* Exercise details
Output solely the number of lines containing the string "matplotlib".

* Dataset extract
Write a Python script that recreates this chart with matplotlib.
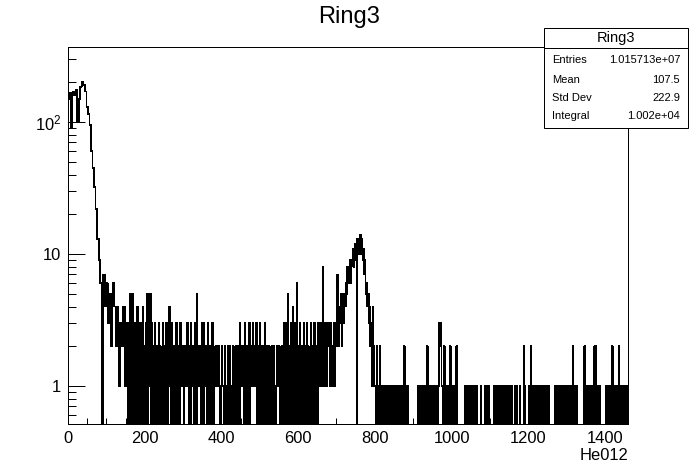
import numpy as np
import matplotlib
matplotlib.use("Agg")
import matplotlib.pyplot as plt
from matplotlib.patches import Rectangle
from matplotlib.lines import Line2D
from matplotlib.ticker import FixedLocator, MultipleLocator, LogLocator, FuncFormatter, NullFormatter

plt.rcParams['font.family'] = ['Liberation Sans', 'DejaVu Sans']
plt.rcParams['mathtext.fontset'] = 'custom'
plt.rcParams['mathtext.rm'] = 'Liberation Sans'

# counts
# 0..160 in bins of 4
low_counts = [150, 165, 90, 170, 160, 175, 100, 150, 185, 200,
              190, 170, 130, 115, 95, 60, 45, 32, 22, 13,
              9, 6, 0, 7, 4, 6, 3, 5, 2, 6,
              4, 2, 4, 1, 3, 2, 4, 1, 3, 0]
# 160..680 in bins of 2
mid_counts = [3, 5, 0, 2, 5, 1, 0, 3, 2, 0, 4, 1, 0, 2, 3, 0, 1, 4, 0, 2,
              1, 0, 3, 5, 0, 2, 1, 5, 0, 3, 2, 0, 1, 3, 0, 2, 1, 0, 3, 0,
              2, 0, 1, 3, 0, 2, 1, 0, 3, 1, 0, 2, 4, 1, 0, 3, 2, 0, 1, 2,
              0, 3, 1, 0, 2, 0, 3, 2, 1, 2, 1, 0, 2, 1, 2, 3, 1, 0, 2, 0,
              3, 1, 2, 1, 0, 2, 3, 0, 5, 1, 2, 2, 1, 0, 3, 2, 0, 3, 1, 2,
              2, 0, 3, 1, 0, 2, 1, 0, 3, 2, 0, 1, 2, 1, 1, 2, 2, 1, 0, 1,
              2, 1, 1, 0, 2, 1, 0, 1, 2, 0, 1, 2, 0, 1, 0, 2, 1, 0, 2, 1,
              0, 2, 1, 0, 3, 2, 1, 1, 2, 0, 3, 1, 0, 2, 1, 0, 3, 0, 2, 1,
              1, 3, 2, 2, 1, 3, 0, 2, 1, 0, 3, 2, 0, 1, 2, 0, 3, 1, 0, 2,
              1, 0, 2, 1, 0, 1, 2, 0, 2, 1, 0, 1, 2, 1, 1, 2, 0, 1, 0, 2,
              1, 0, 3, 2, 0, 3, 5, 0, 2, 1, 3, 0, 2, 4, 0, 1, 3, 0, 6, 1,
              0, 2, 3, 0, 1, 2, 0, 3, 2, 0, 1, 3, 0, 2, 1, 0, 3, 2, 0, 1,
              2, 3, 0, 1, 2, 0, 3, 1, 2, 3, 1, 2, 8, 2, 1, 3, 2, 1, 2, 3]
# 680..800 in bins of 2
peak_counts = [2, 1, 3, 2, 1, 2, 3, 1, 2, 3, 2, 7, 3, 2, 4, 3, 5, 2, 4, 3,
               5, 4, 6, 5, 8, 6, 7, 9, 6, 8, 9, 11, 8, 10, 12, 9, 0, 13, 11, 10,
               12, 14, 10, 13, 9, 11, 7, 9, 5, 6, 4, 5, 3, 4, 2, 3, 1, 4, 2, 1]
# 800..1460 in bins of 2
tail_counts = [1, 0, 2, 1, 0, 1, 2, 1, 0, 1, 0, 1, 0, 1, 1, 0, 1, 0, 1, 0,
               1, 0, 1, 0, 1, 1, 0, 1, 0, 1, 0, 1, 0, 0, 1, 0, 1, 0, 2, 1,
               0, 1, 0, 1, 0, 0, 0, 0, 0, 0, 0, 0, 0, 0, 0, 0, 1, 0, 1, 0,
               1, 0, 1, 1, 0, 1, 0, 1, 2, 0, 1, 0, 1, 0, 1, 1, 0, 1, 0, 1,
               0, 1, 0, 1, 3, 2, 3, 1, 0, 1, 2, 0, 1, 0, 1, 0, 1, 0, 2, 1,
               0, 1, 0, 1, 0, 1, 2, 0, 0, 0, 0, 0, 0, 0, 0, 0, 0, 1, 0, 1,
               0, 1, 0, 1, 1, 0, 1, 0, 1, 0, 1, 1, 0, 1, 0, 0, 0, 0, 1, 0,
               0, 0, 0, 1, 0, 0, 1, 0, 1, 0, 0, 0, 0, 0, 0, 1, 0, 0, 1, 0,
               1, 0, 1, 0, 0, 1, 0, 1, 0, 0, 1, 0, 0, 1, 0, 1, 0, 0, 1, 0,
               0, 0, 1, 0, 0, 1, 0, 0, 0, 1, 0, 0, 0, 0, 2, 1, 0, 0, 0, 0,
               0, 1, 0, 2, 1, 0, 1, 0, 1, 0, 1, 1, 0, 1, 0, 1, 0, 1, 0, 1,
               0, 1, 0, 1, 1, 0, 1, 0, 0, 0, 0, 0, 0, 0, 1, 0, 1, 0, 1, 0,
               0, 1, 0, 1, 0, 1, 1, 0, 1, 0, 1, 0, 1, 0, 1, 0, 0, 1, 2, 1,
               0, 1, 0, 1, 0, 0, 0, 0, 0, 0, 0, 0, 0, 2, 0, 1, 0, 1, 0, 1,
               0, 1, 0, 1, 0, 1, 2, 0, 2, 1, 0, 1, 0, 1, 0, 0, 0, 0, 0, 0,
               0, 1, 0, 1, 0, 1, 0, 1, 0, 2, 0, 0, 0, 1, 0, 1, 0, 1, 2, 0,
               1, 0, 1, 0, 1, 1, 0, 1, 0, 1]

stat_names = ["Entries", "Mean", "Std Dev", "Integral"]
stat_values = ["1.015713e+07", "107.5", "222.9", "1.002e+04"]

counts = np.array(low_counts + mid_counts + peak_counts + tail_counts, dtype=float)
edges = np.concatenate([np.arange(0, 160, 4), np.arange(160, 160 + 2 * (len(counts) - len(low_counts)) + 1, 2)])
# empty bins drop below the axis like ROOT does on a log scale
shown = np.where(counts > 0, counts, 1e-3)

W, H = 698, 473
fig = plt.figure(figsize=(W / 100, H / 100), dpi=100)
ax = fig.add_axes([68 / W, 1 - 424 / H, 560 / W, 377 / H])
ax.stairs(shown, edges, color='black', lw=0.5, baseline=None, antialiased=False)
ax.set_yscale('log')
ax.set_xlim(0, 1460)
ax.set_ylim(0.515, 370)

ax.yaxis.set_major_locator(FixedLocator([1, 10, 100]))
ax.yaxis.set_minor_locator(LogLocator(base=10, subs=np.arange(2, 10)))
ax.yaxis.set_minor_formatter(NullFormatter())
ylabels = {1: "1", 10: "10", 100: r"$\mathregular{10^{2}}$"}
ax.yaxis.set_major_formatter(FuncFormatter(lambda v, p: ylabels.get(int(round(v)), "")))
ax.xaxis.set_major_locator(MultipleLocator(200))
ax.xaxis.set_minor_locator(MultipleLocator(50))

ax.tick_params(which='both', direction='in', width=0.72, top=False, right=False,
               labelsize=11.9, colors='black')
ax.tick_params(axis='y', which='major', length=12, pad=5)
ax.tick_params(axis='y', which='minor', length=6)
ax.tick_params(axis='x', which='major', length=8, pad=5)
ax.tick_params(axis='x', which='minor', length=4)
for s in ax.spines.values():
    s.set_linewidth(0.72)

fig.text(0.5, 1 - 17 / H, "Ring3", ha='center', va='center', fontsize=17)
fig.text(628 / W, 1 - 455 / H, "He012", ha='right', va='center', fontsize=11.9)

# stats box
bx0, bx1, by0, by1, bsep = 544, 688, 28, 128, 48
fig.patches.append(Rectangle((bx0 / W, 1 - by1 / H), (bx1 - bx0) / W, (by1 - by0) / H,
                             transform=fig.transFigure, facecolor='white',
                             edgecolor='black', lw=0.72, zorder=10))
fig.lines.append(Line2D([bx0 / W, bx1 / W], [1 - bsep / H, 1 - bsep / H],
                        transform=fig.transFigure, color='black', lw=0.72, zorder=11))
fig.text((bx0 + bx1) / 2 / W, 1 - 38 / H, "Ring3", ha='center', va='center',
         fontsize=10.5, zorder=12)
row_y = [60, 80, 98, 116]
for name, val, y in zip(stat_names, stat_values, row_y):
    fig.text(552 / W, 1 - y / H, name, ha='left', va='center', fontsize=8, zorder=12)
    fig.text(680 / W, 1 - y / H, val, ha='right', va='center', fontsize=8, zorder=12)

fig.savefig("out.png", dpi=100)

* Exercise result
7